* **Stated problem**
Go through the data below and copy it exactly, skipping every picture.

── Dataset excerpt ──

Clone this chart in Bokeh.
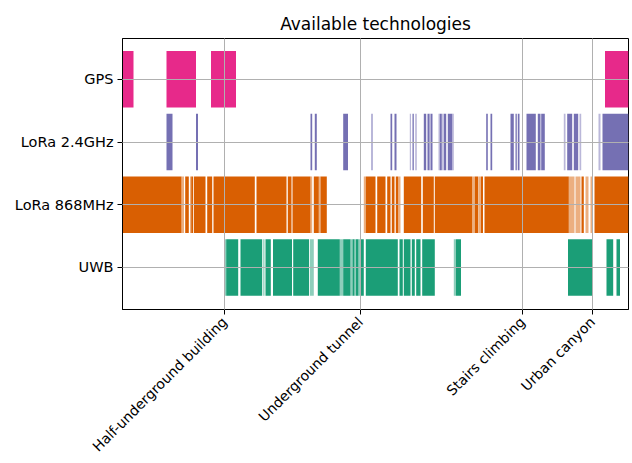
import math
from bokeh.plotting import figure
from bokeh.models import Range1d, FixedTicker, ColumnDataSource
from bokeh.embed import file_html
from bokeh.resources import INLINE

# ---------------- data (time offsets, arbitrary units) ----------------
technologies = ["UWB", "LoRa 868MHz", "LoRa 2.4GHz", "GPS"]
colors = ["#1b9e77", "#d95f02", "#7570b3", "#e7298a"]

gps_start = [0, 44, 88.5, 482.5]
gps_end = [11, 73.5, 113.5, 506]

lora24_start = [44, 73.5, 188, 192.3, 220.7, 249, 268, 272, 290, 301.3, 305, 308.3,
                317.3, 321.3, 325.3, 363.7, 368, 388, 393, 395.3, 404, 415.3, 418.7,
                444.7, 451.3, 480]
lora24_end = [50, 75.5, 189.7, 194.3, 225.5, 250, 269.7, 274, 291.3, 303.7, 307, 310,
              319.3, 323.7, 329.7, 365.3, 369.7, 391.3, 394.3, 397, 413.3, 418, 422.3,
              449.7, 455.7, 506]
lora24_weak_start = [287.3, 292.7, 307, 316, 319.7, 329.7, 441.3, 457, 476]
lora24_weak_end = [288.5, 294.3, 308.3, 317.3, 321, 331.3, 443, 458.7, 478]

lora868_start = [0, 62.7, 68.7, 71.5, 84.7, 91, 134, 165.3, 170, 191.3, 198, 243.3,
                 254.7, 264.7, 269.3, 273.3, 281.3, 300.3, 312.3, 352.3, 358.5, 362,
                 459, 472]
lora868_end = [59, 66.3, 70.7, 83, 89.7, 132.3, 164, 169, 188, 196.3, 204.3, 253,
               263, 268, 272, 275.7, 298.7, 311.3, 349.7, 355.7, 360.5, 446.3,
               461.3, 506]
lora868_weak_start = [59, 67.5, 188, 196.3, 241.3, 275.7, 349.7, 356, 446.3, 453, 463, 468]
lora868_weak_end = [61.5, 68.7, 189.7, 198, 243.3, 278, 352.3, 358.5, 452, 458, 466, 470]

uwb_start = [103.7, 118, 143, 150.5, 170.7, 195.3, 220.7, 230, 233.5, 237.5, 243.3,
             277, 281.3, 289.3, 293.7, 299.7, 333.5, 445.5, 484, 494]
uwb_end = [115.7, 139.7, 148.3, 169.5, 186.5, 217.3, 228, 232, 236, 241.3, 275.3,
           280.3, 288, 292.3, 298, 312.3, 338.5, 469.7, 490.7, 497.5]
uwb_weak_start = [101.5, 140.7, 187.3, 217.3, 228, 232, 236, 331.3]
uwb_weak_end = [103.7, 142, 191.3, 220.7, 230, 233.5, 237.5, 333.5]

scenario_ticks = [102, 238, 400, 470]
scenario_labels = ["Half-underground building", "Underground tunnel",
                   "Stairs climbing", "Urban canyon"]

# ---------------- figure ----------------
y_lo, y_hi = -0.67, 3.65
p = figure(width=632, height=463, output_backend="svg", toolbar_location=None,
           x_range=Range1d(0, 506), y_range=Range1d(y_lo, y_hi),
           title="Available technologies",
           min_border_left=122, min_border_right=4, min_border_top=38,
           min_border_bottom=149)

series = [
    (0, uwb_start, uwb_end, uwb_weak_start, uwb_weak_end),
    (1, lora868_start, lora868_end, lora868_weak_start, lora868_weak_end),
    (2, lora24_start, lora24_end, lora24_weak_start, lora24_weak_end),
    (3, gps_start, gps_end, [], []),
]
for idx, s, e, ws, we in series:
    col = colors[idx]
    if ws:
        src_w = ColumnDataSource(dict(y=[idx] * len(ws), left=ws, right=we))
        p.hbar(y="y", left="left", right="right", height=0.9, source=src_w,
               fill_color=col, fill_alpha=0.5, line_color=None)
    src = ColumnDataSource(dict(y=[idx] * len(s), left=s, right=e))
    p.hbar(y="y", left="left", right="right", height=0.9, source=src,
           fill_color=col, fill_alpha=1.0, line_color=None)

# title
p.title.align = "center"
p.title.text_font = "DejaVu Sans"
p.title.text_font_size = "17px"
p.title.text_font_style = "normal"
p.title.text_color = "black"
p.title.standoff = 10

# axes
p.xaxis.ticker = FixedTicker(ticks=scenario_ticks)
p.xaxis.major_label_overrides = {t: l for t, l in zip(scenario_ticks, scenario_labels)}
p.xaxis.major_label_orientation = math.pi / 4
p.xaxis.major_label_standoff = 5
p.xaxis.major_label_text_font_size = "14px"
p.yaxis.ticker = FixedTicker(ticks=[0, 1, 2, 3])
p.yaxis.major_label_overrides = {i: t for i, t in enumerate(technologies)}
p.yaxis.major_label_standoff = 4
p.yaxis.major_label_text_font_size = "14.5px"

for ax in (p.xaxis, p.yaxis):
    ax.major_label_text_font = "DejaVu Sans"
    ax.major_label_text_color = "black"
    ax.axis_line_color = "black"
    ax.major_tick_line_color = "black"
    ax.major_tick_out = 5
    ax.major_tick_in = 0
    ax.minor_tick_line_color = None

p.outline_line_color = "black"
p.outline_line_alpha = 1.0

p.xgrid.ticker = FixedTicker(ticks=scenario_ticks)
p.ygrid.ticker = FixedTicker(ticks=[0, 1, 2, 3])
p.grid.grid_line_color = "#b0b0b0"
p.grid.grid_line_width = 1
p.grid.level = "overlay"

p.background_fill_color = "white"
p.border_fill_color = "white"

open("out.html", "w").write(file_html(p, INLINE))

───

* **Written solution**
Clone this chart in Bokeh.
import math
from bokeh.plotting import figure
from bokeh.models import Range1d, FixedTicker, ColumnDataSource
from bokeh.embed import file_html
from bokeh.resources import INLINE

# ---------------- data (time offsets, arbitrary units) ----------------
technologies = ["UWB", "LoRa 868MHz", "LoRa 2.4GHz", "GPS"]
colors = ["#1b9e77", "#d95f02", "#7570b3", "#e7298a"]

gps_start = [0, 44, 88.5, 482.5]
gps_end = [11, 73.5, 113.5, 506]

lora24_start = [44, 73.5, 188, 192.3, 220.7, 249, 268, 272, 290, 301.3, 305, 308.3,
                317.3, 321.3, 325.3, 363.7, 368, 388, 393, 395.3, 404, 415.3, 418.7,
                444.7, 451.3, 480]
lora24_end = [50, 75.5, 189.7, 194.3, 225.5, 250, 269.7, 274, 291.3, 303.7, 307, 310,
              319.3, 323.7, 329.7, 365.3, 369.7, 391.3, 394.3, 397, 413.3, 418, 422.3,
              449.7, 455.7, 506]
lora24_weak_start = [287.3, 292.7, 307, 316, 319.7, 329.7, 441.3, 457, 476]
lora24_weak_end = [288.5, 294.3, 308.3, 317.3, 321, 331.3, 443, 458.7, 478]

lora868_start = [0, 62.7, 68.7, 71.5, 84.7, 91, 134, 165.3, 170, 191.3, 198, 243.3,
                 254.7, 264.7, 269.3, 273.3, 281.3, 300.3, 312.3, 352.3, 358.5, 362,
                 459, 472]
lora868_end = [59, 66.3, 70.7, 83, 89.7, 132.3, 164, 169, 188, 196.3, 204.3, 253,
               263, 268, 272, 275.7, 298.7, 311.3, 349.7, 355.7, 360.5, 446.3,
               461.3, 506]
lora868_weak_start = [59, 67.5, 188, 196.3, 241.3, 275.7, 349.7, 356, 446.3, 453, 463, 468]
lora868_weak_end = [61.5, 68.7, 189.7, 198, 243.3, 278, 352.3, 358.5, 452, 458, 466, 470]

uwb_start = [103.7, 118, 143, 150.5, 170.7, 195.3, 220.7, 230, 233.5, 237.5, 243.3,
             277, 281.3, 289.3, 293.7, 299.7, 333.5, 445.5, 484, 494]
uwb_end = [115.7, 139.7, 148.3, 169.5, 186.5, 217.3, 228, 232, 236, 241.3, 275.3,
           280.3, 288, 292.3, 298, 312.3, 338.5, 469.7, 490.7, 497.5]
uwb_weak_start = [101.5, 140.7, 187.3, 217.3, 228, 232, 236, 331.3]
uwb_weak_end = [103.7, 142, 191.3, 220.7, 230, 233.5, 237.5, 333.5]

scenario_ticks = [102, 238, 400, 470]
scenario_labels = ["Half-underground building", "Underground tunnel",
                   "Stairs climbing", "Urban canyon"]

# ---------------- figure ----------------
y_lo, y_hi = -0.67, 3.65
p = figure(width=632, height=463, output_backend="svg", toolbar_location=None,
           x_range=Range1d(0, 506), y_range=Range1d(y_lo, y_hi),
           title="Available technologies",
           min_border_left=122, min_border_right=4, min_border_top=38,
           min_border_bottom=149)

series = [
    (0, uwb_start, uwb_end, uwb_weak_start, uwb_weak_end),
    (1, lora868_start, lora868_end, lora868_weak_start, lora868_weak_end),
    (2, lora24_start, lora24_end, lora24_weak_start, lora24_weak_end),
    (3, gps_start, gps_end, [], []),
]
for idx, s, e, ws, we in series:
    col = colors[idx]
    if ws:
        src_w = ColumnDataSource(dict(y=[idx] * len(ws), left=ws, right=we))
        p.hbar(y="y", left="left", right="right", height=0.9, source=src_w,
               fill_color=col, fill_alpha=0.5, line_color=None)
    src = ColumnDataSource(dict(y=[idx] * len(s), left=s, right=e))
    p.hbar(y="y", left="left", right="right", height=0.9, source=src,
           fill_color=col, fill_alpha=1.0, line_color=None)

# title
p.title.align = "center"
p.title.text_font = "DejaVu Sans"
p.title.text_font_size = "17px"
p.title.text_font_style = "normal"
p.title.text_color = "black"
p.title.standoff = 10

# axes
p.xaxis.ticker = FixedTicker(ticks=scenario_ticks)
p.xaxis.major_label_overrides = {t: l for t, l in zip(scenario_ticks, scenario_labels)}
p.xaxis.major_label_orientation = math.pi / 4
p.xaxis.major_label_standoff = 5
p.xaxis.major_label_text_font_size = "14px"
p.yaxis.ticker = FixedTicker(ticks=[0, 1, 2, 3])
p.yaxis.major_label_overrides = {i: t for i, t in enumerate(technologies)}
p.yaxis.major_label_standoff = 4
p.yaxis.major_label_text_font_size = "14.5px"

for ax in (p.xaxis, p.yaxis):
    ax.major_label_text_font = "DejaVu Sans"
    ax.major_label_text_color = "black"
    ax.axis_line_color = "black"
    ax.major_tick_line_color = "black"
    ax.major_tick_out = 5
    ax.major_tick_in = 0
    ax.minor_tick_line_color = None

p.outline_line_color = "black"
p.outline_line_alpha = 1.0

p.xgrid.ticker = FixedTicker(ticks=scenario_ticks)
p.ygrid.ticker = FixedTicker(ticks=[0, 1, 2, 3])
p.grid.grid_line_color = "#b0b0b0"
p.grid.grid_line_width = 1
p.grid.level = "overlay"

p.background_fill_color = "white"
p.border_fill_color = "white"

open("out.html", "w").write(file_html(p, INLINE))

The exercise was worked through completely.